Wenn Zeit stillsteht
Jaqueline Scheibers Roman „Drei meter dreißig“ ist ein intensives, emotionales Buch, welches mich von der ersten Seite an gefesselt hat. Im Zentrum steht das junge Paar Klara und Balazs. Balazs stammt ...
Jaqueline Scheibers Roman „Drei meter dreißig“ ist ein intensives, emotionales Buch, welches mich von der ersten Seite an gefesselt hat. Im Zentrum steht das junge Paar Klara und Balazs. Balazs stammt ursprünglich aus Ungarn, lebt aber mit Klara in Wien, wo sich die beiden auch kennengelernt haben. Schon auf den ersten Seiten konfrontiert uns die Autorin mit einer erschütternden Szene, in der Balazs tot im Bett liegt.
Von diesem Moment an begleiten wir Klara durch Schock, Erstarrung und Schmerz. Diese Gefühle werden so eindringlich geschildert, dass sie beim Lesen unmittelbar spürbar werden.
Was der Autorin besonders gelungen ist, ist, dass sie zeigt, wie der Tod zwar das persönliche Leben von Grund auf verändert, während die Welt im Außen unbeirrt weiterläuft. Klara erlebt dieses paradoxe Nebeneinander von innerer Starre und äußerer Normalität in einer Intensität, die mich mitgerissen hat. Ich konnte so gut nachempfinden, wie lähmend dieser Moment wirkt und wie schwierig es ist, inmitten des Verlustes überhaupt noch Entscheidungen zu treffen.

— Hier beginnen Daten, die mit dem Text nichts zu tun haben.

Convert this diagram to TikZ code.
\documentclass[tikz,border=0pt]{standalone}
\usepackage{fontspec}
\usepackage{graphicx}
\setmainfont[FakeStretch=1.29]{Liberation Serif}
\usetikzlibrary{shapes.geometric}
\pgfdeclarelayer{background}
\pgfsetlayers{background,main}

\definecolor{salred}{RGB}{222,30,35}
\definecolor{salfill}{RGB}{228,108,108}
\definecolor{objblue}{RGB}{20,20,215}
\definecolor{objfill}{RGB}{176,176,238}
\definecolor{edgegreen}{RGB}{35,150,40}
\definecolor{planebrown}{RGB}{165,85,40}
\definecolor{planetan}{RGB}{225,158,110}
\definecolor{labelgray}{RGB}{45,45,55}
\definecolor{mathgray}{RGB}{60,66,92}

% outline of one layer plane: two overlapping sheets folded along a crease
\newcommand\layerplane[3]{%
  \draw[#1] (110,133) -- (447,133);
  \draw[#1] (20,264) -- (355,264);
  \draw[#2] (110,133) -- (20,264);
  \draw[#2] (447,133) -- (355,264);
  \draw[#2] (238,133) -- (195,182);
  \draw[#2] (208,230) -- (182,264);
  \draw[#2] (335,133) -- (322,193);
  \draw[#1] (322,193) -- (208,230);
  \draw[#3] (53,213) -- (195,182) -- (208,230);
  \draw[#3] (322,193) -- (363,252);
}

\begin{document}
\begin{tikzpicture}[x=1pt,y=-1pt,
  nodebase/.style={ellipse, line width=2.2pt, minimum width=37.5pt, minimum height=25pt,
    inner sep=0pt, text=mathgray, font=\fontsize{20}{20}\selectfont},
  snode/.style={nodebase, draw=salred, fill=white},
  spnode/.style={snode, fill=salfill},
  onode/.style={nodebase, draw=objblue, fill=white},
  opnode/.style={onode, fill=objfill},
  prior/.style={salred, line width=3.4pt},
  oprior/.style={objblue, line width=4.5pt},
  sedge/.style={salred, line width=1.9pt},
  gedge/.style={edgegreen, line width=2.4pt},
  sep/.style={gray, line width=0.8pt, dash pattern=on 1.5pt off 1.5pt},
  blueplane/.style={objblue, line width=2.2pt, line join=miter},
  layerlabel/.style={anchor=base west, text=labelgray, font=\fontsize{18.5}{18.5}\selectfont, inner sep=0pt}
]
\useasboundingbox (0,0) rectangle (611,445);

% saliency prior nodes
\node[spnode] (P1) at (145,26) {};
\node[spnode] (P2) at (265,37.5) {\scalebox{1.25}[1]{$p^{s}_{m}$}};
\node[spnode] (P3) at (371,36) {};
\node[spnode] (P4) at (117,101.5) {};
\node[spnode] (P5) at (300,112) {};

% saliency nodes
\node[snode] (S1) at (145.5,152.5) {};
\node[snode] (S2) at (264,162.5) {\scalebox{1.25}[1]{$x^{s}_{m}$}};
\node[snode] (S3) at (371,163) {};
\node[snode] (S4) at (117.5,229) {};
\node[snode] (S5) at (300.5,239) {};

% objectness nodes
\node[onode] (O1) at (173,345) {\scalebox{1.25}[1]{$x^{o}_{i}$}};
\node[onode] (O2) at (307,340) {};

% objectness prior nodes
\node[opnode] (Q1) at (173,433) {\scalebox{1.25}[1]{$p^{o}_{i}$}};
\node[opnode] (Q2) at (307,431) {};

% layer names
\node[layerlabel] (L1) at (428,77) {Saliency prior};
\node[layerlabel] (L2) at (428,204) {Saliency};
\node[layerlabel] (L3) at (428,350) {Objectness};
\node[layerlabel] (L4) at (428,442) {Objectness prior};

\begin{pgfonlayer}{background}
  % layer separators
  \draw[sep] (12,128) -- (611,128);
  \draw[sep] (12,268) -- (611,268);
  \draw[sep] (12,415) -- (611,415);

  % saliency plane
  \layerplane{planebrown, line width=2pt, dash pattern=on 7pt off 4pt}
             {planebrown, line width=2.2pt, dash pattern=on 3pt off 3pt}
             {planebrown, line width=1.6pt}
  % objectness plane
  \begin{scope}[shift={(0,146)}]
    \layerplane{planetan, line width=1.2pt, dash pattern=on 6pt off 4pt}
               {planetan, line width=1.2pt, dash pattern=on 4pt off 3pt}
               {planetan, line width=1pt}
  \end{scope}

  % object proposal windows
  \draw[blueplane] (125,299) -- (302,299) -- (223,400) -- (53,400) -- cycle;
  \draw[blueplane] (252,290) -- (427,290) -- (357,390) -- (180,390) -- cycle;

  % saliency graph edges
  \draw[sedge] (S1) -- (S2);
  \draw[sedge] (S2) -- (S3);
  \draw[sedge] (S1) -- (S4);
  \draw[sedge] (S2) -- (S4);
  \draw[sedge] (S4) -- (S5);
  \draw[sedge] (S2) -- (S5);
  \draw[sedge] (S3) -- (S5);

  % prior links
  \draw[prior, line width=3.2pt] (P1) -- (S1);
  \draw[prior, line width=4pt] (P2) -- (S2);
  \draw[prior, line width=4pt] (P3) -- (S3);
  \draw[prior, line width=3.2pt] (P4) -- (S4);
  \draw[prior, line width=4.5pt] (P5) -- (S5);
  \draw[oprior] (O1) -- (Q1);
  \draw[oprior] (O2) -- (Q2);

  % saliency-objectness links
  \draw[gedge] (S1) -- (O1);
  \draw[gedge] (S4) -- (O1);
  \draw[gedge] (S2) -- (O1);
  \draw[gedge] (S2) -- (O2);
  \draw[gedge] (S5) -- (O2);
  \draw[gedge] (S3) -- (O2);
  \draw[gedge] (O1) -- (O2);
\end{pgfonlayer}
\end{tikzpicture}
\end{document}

Nach und nach entfaltet sich in Rückblenden die gemeinsame Geschichte des jungen Pärchens. Dabei wird die Tiefe ihrer Beziehung erst richtig sichtbar, die so voller Liebe, Wärme, Zuneigung und gegenseitiger Ergänzung geprägt ist. Dennoch gibt es da auch Streit und unausgesprochene Gedanken - zumindest vonseiten Klaras, die immer wieder kleine Fehler an ihrem Partner sieht. Gerade diese Ambivalenz macht die Figuren authentisch. Während Klara privilegiert aufgewachsen ist, wuchs Balasz in ärmlicheren Verhältnissen in einer großen Familie in Ungarn auf. Bereits hier entsteht die Ambivalenz, die diese Beziehung so authentisch macht, denn Klara - obwohl sie vermeintlich alles hat - fehlt etwas und genau das konnte Balasz ihr mit seiner Lebensfreude und der Ausgeglichenheit und Wärme geben.
Besonders berührend ist, wie liebevoll Balazs beschrieben wird. Er ist ein empathischer, lebensfroher Mensch, der Klara auf eine einzigartige Weise ergänzt. Durch seine Biografie, seine Erfahrungen als Ungar und Migrant in Wien, kommt zudem eine politische Dimension hinzu, die dem Buch Tiefe verleiht. Man spürt, wie sehr er sich ein neues Leben aufgebaut hat und vor allem, wie groß wie groß die Lücke für Klara sein muss, die er mit seinem Tod hinterlässt.
Auch der Schreibstil hat mich überzeugen können. Die Rückblenden sind fein miteinander verwoben, die Sprache ist klar und poetisch zugleich. Ich konnte Klaras Gedanken und Gefühle jederzeit nachvollziehen, ihre Trauer, ihre Hilflosigkeit und ihre Erinnerungen an Balazs.
Jaqueline Scheiber knüpft mit dieser Handlung an ihren privaten Verlusterfahrungen an, diese persönliche Dimension spürt man durch jede Zeile. An dieser Stelle möchte ich daher auch ihr Projekt für junge Menschen, die ihre Partner:innen verloren haben, hervorheben - den „Young Widow:ers Dinner Club“.
„Drei meter dreißig“ ist ein Roman, der zeigt, wie Liebe und Verlust untrennbar miteinander verbunden sein können. Es ist eine berührende, authentische Geschichte, die voller Schmerz und gleichzeitig Wärme ist. Für mich ist dieses Buch eine uneingeschränkte Leseempfehlung!